President Barack Obama announced today that U.S. Attorney General Eric Holder will resign as soon as a successor is confirmed. Carrie Johnson reported for National Public Radio,
Holder already is one of the longest-serving members of the Obama Cabinet and currently ranks as the fourth-longest tenured AG in history. Hundreds of employees waited in lines, stacked three rows deep, in early February 2009 to witness his return to the Justice Department, where he previously worked as a young corruption prosecutor and as deputy attorney general – the second in command – during the Clinton administration. […]
Holder most wants to be remembered for his record on civil rights: refusing to defend a law that defined marriage as between one man and one woman; suing North Carolina and Texas over voting restrictions that disproportionately affect minorities and the elderly; launching 20 investigations of abuses by local police departments; and using his bully pulpit to lobby Congress to reduce prison sentences for nonviolent drug crimes. Many of those sentences disproportionately hurt minority communities.
Republicans in Congress have long clashed with Holder over many issues, notably the “Fast and Furious” gun trafficking scandal and Holder’s original plan to prosecute the alleged plotters in the 9/11 attacks in federal court in New York City. (Eventually those cases were moved to military courts.)
I had very high hopes for Holder when Obama appointed him, and while he’s far from the worst in the current cabinet, he’s probably the most disappointing from my perspective. As Eric Posner explains well here, “Holder’s Justice Department has helped suppress civil liberties that interfere with what the Bush administration called the ‘war on terror,’ the currently nameless global operation to confront Islamic terrorism wherever it appears.” Although Holder doesn’t explicitly condone torture, the Department of Justice failed to prosecute CIA officials involved in torturing suspects.
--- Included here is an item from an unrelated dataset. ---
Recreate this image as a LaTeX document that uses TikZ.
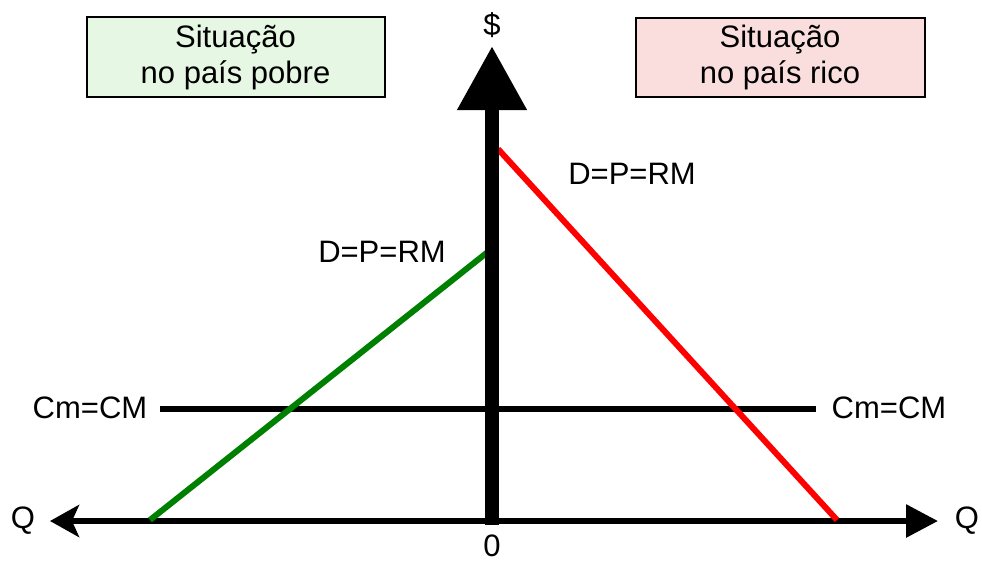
\documentclass[tikz,border=0pt]{standalone}
\usepackage{fontspec}
\setmainfont{Liberation Sans}
\usetikzlibrary{arrows.meta}
\definecolor{boxgreen}{HTML}{E6F8E4}
\definecolor{boxpink}{HTML}{FADEDE}
\definecolor{lgreen}{HTML}{008000}
\begin{document}
\begin{tikzpicture}[x=1pt,y=-1pt,
  lbl/.style={font=\fontsize{31}{36}\selectfont, inner sep=0pt},
  titlebox/.style={draw=black, line width=2pt, align=center, font=\fontsize{31}{36}\selectfont, inner sep=0pt},
  axis/.style={line width=6pt, black},
  curve/.style={line width=6pt}]
\useasboundingbox (0,0) rectangle (982,563);
% boxes
\node[titlebox, fill=boxgreen, minimum width=298pt, minimum height=80pt] (bpoor) at (235.5,57) {Situação\\no país pobre};
\node[titlebox, fill=boxpink, minimum width=289pt, minimum height=79pt] (brich) at (780,57.5) {Situação\\no país rico};
% coordinates
\coordinate (O) at (492,521);
\coordinate (Obot) at (492,525);
\coordinate (ytop) at (492,46);
\coordinate (xl) at (50,521);
\coordinate (xr) at (938,521);
\coordinate (cmL) at (160,409);
\coordinate (cmR) at (816,409);
\coordinate (gA) at (150,520);
\coordinate (gB) at (489,251);
\coordinate (rA) at (498,149);
\coordinate (rB) at (837,520);
% cost line
\draw[axis] (cmL) -- (cmR);
% horizontal axis
\draw[axis, -{Stealth[length=29pt, width=32pt, inset=7pt]}] (O) -- (xl);
\draw[axis, -{Triangle[length=32pt, width=32pt]}] (O) -- (xr);
% demand lines
\draw[curve, lgreen] (gA) -- (gB);
\draw[curve, red] (rA) -- (rB);
% vertical axis
\draw[line width=14pt, -{Triangle[length=64pt, width=66pt]}] (Obot) -- (ytop);
% labels
\node[lbl] (dollar) at (492,25) {\$};
\node[lbl] (qleft) at (23,521) {Q};
\node[lbl] (qright) at (967,521) {Q};
\node[lbl] (zero) at (492,546) {0};
\node[lbl] (cmlab1) at (90,408) {Cm=CM};
\node[lbl] (cmlab2) at (889,408) {Cm=CM};
\node[lbl] (dlab1) at (382,252) {D=P=RM};
\node[lbl] (dlab2) at (632,174) {D=P=RM};
\end{tikzpicture}
\end{document}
Any comments about Holder’s legacy are welcome in this thread. I’ve enclosed below Senator Chuck Grassley’s comment on the attorney general’s plans to step down, and will update this post as needed with other Iowa reaction to the news.
P.S.-Although an early 2009 speech by Holder is now considered a “stumble” or gaffe, there was some truth in his observation, “Though this nation has proudly thought of itself as an ethnic melting pot, in things racial we have always been and continue to be, in too many ways, essentially a nation of cowards.”